When it first arrived I booted into win7 for the first time (why does windows always need to reboot multiple times if it's already installed?! For the record: 17 minutes until the first application crash), and tried to test all the hardware such as camera, fingerprint reader etc. under windows. This means any problems under linux can probably be put down to software rather than hardware issues. I was not able to test the eSATA port as I don't have any eSATA enabled devices. The specs don't seem to mention eSata, so I'm not even sure if it's actived (it also doubles as a USB port, which does work ok).

Having checked the hardware I burnt two recovery disks in case I ever need to return the disk to the factory state. Now time to shrink the windows partition to make room to ubuntu.

Using the [my computer -> right click -> manage] disk management utility, windows claimed it could only resize it's NTFS partition down to about 200GB due to the presence of 'unmoveable files', and this was far more of the disk than I needed to devote to windows (I'd rather have no win7 than waste 200GB of my new disk! I've got data to store!). Using an ubuntu 10.10 live DVD I shrink the partition down to about 46GB, deleted two additional windows partitions (I think these were for encrypted file storage and lenovo recovery) and installed ubuntu into the remaining space. I left the 210MB windows boot partition alone.

The disk is now: [210MB win7 boot|46GB win7 NTFS|451GB ubuntu ext4|3GB swap]

The next time I booted windows it did a file system check, but seemed otherwise to be happy.

Ubuntu seems to be working fine, although I've been too busy to check everything so far. I'll report back as I check things out. I installed the 32 bit version of ubuntu, because this is the disk I had available.

update1:
During installation I selected for ubuntu to encrypt the home folder. This means that if someone steals the machine and does not know your password, they will find it very hard to read any files in your home folder. Everything is done automatically by Ubuntu, including automatically creating the encryption password for your data. Should the system fail, you will want to have this password written down somewhere safe, or stored in a password manager NOT in your home folder. So once ubuntu was installed I ran the command 'ecryptfs-unwrap-passphrase' to show me the encryption password.
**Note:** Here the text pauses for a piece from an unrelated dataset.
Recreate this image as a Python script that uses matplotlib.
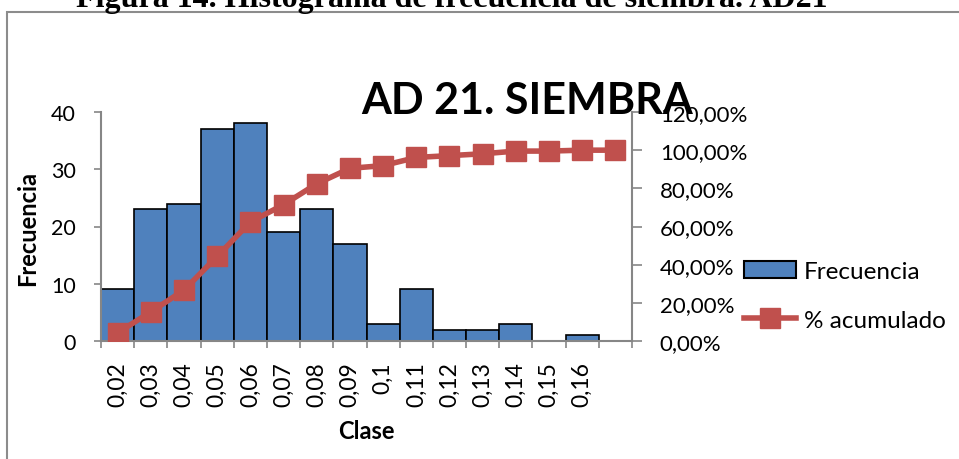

The only drawback I found so far with the encrypted home folder system is that very long file names cannot be stored in it. Some of my mp3 files (from emusic.com I believe) have very long names which I had to manually shorten in order to store in my home folder.

Now tested the webcam, working fine with cheese.

SD card reader and wireless also working fine. (Ubuntu seemed to automatically install a proprietary driver for the wireless, without my intervention).

Update: wireless problem 2011-11-22
Wireless worked flawlessly until one time recently I changed the wireless password on the network to allow a guest to use her wireless device. For some reason when I changed the password back to the old one my laptop would no longer connect. The icon would stay with one green light on and never get the second one. 'sudo iwlist eth1 scan' returned an error, and 'sudo ifdown eth1' said the interface wasn't even configured. I found a post by someone saying they had this problem after they turned the hardware wireless isolation switch to off while wireless was in use - maybe that's what I did. I can't imagine changing the network password would do it, but who knows. They solved the problem by doing something in the bios. So I did the IT Crowd thing: I turned it off then back on again, and it worked! I went into the bios (restart the machine, but press F2 as soon as the first start-up screen appears) and disabled wireless, loaded ubuntu, then restarted again and reenabled wireless in the bios. Then wireless was immediately back working again.